Of course, he’d observed the brightness of her eyes, the color of her cheeks. He couldn’t help but notice that she was utterly tongue-tied in his presence. He couldn’t prevent impressionable young girls from imagining themselves in love with him. All he could do was recognize when the infatuation started and do his best not to offer them encouragement. Girlish appreciation had a way of working itself to nothing if he offered a polite distance. It didn’t take long for most ladies to shift their attentions to a source who would appreciate it.
But Nigel Parret had found Lady Eugenia before her affections had a chance to alter. He’d spoken to her, and she had told him every detail of her unrequited fancies. She’d outlined her childish plan to win Mark’s affections—mainly this had involved looking radiant in his presence.

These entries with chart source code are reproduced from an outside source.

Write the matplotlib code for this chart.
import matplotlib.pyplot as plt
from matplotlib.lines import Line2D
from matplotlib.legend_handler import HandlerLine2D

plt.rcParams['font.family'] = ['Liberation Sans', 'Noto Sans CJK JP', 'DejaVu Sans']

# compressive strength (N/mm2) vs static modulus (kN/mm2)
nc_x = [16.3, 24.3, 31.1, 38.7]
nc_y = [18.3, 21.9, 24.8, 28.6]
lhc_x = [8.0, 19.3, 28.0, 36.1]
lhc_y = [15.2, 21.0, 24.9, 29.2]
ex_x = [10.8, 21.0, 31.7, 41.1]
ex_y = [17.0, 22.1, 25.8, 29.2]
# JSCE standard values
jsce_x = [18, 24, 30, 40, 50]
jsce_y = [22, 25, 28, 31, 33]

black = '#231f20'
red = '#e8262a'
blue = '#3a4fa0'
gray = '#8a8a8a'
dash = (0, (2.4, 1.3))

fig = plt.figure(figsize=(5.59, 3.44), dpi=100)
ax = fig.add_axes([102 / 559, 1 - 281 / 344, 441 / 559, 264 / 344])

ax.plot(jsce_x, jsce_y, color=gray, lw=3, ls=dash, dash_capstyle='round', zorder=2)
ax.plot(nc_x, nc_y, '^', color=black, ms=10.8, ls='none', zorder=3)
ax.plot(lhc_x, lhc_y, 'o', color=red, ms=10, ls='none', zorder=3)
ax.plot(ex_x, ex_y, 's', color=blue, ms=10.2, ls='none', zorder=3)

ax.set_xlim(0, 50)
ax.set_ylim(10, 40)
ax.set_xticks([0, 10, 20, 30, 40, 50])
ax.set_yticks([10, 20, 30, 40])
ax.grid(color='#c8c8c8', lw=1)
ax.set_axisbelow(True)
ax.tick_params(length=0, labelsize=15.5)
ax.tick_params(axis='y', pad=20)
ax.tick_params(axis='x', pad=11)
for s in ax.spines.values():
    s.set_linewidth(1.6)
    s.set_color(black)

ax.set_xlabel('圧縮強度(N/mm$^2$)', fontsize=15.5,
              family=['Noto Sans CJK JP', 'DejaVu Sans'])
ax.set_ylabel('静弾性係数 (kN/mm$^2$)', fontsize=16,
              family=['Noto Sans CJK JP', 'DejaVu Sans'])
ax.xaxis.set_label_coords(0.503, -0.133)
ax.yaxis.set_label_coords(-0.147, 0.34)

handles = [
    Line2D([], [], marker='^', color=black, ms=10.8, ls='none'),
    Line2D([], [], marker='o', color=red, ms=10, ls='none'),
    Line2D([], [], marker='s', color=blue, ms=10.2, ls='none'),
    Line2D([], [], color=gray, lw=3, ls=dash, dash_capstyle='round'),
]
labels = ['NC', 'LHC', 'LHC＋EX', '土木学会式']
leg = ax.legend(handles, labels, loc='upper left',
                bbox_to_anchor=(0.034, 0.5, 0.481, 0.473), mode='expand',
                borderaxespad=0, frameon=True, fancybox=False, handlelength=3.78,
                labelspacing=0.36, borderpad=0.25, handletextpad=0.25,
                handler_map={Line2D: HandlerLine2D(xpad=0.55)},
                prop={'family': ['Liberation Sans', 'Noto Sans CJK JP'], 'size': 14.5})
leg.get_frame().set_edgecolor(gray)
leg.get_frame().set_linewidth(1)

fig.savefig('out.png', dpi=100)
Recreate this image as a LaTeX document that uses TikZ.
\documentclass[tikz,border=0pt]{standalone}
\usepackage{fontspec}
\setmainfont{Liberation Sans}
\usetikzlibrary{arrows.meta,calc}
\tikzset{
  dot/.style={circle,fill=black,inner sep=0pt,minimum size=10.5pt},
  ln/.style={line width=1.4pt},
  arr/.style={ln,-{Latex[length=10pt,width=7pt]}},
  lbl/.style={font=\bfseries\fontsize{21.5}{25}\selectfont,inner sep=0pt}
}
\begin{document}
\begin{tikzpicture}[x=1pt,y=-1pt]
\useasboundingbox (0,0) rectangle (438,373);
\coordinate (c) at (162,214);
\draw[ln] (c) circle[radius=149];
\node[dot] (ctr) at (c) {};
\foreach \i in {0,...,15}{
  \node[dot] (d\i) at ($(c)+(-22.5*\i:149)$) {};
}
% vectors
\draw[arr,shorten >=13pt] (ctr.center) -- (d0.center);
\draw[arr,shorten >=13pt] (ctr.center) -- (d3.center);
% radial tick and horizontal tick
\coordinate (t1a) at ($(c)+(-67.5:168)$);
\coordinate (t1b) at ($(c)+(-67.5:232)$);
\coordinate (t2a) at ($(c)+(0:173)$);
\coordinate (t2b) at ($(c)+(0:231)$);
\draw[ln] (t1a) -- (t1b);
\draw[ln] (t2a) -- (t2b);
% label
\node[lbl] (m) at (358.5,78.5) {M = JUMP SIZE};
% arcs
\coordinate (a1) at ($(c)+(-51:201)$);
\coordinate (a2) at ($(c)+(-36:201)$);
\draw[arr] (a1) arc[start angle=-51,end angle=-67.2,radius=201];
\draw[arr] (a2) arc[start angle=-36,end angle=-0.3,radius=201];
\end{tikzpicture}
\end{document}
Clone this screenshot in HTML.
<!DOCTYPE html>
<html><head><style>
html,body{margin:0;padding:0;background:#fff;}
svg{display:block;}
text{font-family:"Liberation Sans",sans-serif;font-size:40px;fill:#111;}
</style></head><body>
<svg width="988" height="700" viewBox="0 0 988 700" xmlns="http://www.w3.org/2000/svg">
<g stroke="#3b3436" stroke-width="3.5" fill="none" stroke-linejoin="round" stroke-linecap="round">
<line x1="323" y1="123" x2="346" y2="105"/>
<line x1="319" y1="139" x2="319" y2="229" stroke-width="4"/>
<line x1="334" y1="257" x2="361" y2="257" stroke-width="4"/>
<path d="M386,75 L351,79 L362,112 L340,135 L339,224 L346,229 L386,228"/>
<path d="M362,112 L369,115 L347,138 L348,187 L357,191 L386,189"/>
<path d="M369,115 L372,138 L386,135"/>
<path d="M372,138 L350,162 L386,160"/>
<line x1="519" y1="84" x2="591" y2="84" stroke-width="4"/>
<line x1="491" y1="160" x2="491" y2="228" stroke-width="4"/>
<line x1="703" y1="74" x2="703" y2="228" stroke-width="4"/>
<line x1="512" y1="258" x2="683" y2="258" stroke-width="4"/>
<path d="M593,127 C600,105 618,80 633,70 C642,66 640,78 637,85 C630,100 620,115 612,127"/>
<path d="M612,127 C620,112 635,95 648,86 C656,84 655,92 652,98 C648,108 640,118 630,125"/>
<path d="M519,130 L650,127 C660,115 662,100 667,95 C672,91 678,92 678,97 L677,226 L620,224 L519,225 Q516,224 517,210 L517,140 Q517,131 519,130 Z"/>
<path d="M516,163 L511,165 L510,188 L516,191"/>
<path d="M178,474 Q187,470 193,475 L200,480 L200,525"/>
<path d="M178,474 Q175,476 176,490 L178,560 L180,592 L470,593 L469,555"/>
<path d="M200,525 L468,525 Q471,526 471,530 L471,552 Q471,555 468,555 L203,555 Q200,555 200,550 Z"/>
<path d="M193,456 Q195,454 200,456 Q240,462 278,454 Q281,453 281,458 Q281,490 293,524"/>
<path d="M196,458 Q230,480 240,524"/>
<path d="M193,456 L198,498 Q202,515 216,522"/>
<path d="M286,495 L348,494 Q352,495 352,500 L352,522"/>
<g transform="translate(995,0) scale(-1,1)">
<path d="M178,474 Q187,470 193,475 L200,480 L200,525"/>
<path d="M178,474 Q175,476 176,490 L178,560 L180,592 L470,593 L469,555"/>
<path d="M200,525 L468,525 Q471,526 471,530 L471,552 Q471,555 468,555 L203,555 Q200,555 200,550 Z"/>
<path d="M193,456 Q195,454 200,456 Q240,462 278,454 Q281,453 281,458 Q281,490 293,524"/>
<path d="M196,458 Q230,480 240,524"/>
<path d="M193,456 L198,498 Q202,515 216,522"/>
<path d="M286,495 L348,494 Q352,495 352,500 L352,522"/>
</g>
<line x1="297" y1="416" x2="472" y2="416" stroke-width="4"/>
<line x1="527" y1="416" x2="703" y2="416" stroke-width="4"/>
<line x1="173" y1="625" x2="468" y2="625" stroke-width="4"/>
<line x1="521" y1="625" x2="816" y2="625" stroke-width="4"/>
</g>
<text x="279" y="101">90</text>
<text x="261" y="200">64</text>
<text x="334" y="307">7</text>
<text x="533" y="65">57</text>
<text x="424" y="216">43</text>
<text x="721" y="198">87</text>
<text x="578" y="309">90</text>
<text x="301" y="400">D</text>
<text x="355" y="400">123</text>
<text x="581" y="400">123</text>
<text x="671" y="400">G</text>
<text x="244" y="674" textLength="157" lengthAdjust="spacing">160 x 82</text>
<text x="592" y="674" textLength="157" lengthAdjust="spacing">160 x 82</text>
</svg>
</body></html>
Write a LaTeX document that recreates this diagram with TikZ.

She’d enumerated the children she planned to have with him once they were married. Mark
still
winced, thinking of it.
Parret had published her juvenile dreams on the front page of his paper. Mark’s reputation hadn’t suffered—the article had made it painfully clear that Mark had done nothing whatsoever to encourage the girl—but children of that age hardly needed encouragement to dream. There was no way to stop them from wishing for the impossible.
No way, that was, except to expose their aspiration to the ridicule of all London society.
Lady Eugenia had become a laughingstock; Nigel Parret had collected a small fortune selling papers. And Mark had stopped talking to young, impressionable ladies.
Parret stared up at Mark now with a certain speculative hunger. Mark could almost see the next article brewing in those calculating depths. Maybe, this time, he’d analyze Mark’s woodpile. What his column would make of Mrs. Farleigh, Mark didn’t want to know.
“One little interview,” Parret said, in what Mark supposed was intended to be a cajoling tone. “Just a few questions.”
“Not a chance. You are the last person on earth to whom I would grant an exclusive interview.”
Parret nodded as if Mark had not just insulted him, pulled out his notebook and started scribbling.
Mark glanced down uneasily. Parret wrote in a large, round hand—visible even upside down at two paces.
Your correspondent met with Sir Mark in his birthplace of Shepton Mallet.
The man wrote with astonishing speed.
Upon seeing his dear friend—for so, my readers, I dare to believe Sir Mark thinks of me—Sir Mark greeted me with effusive superlatives.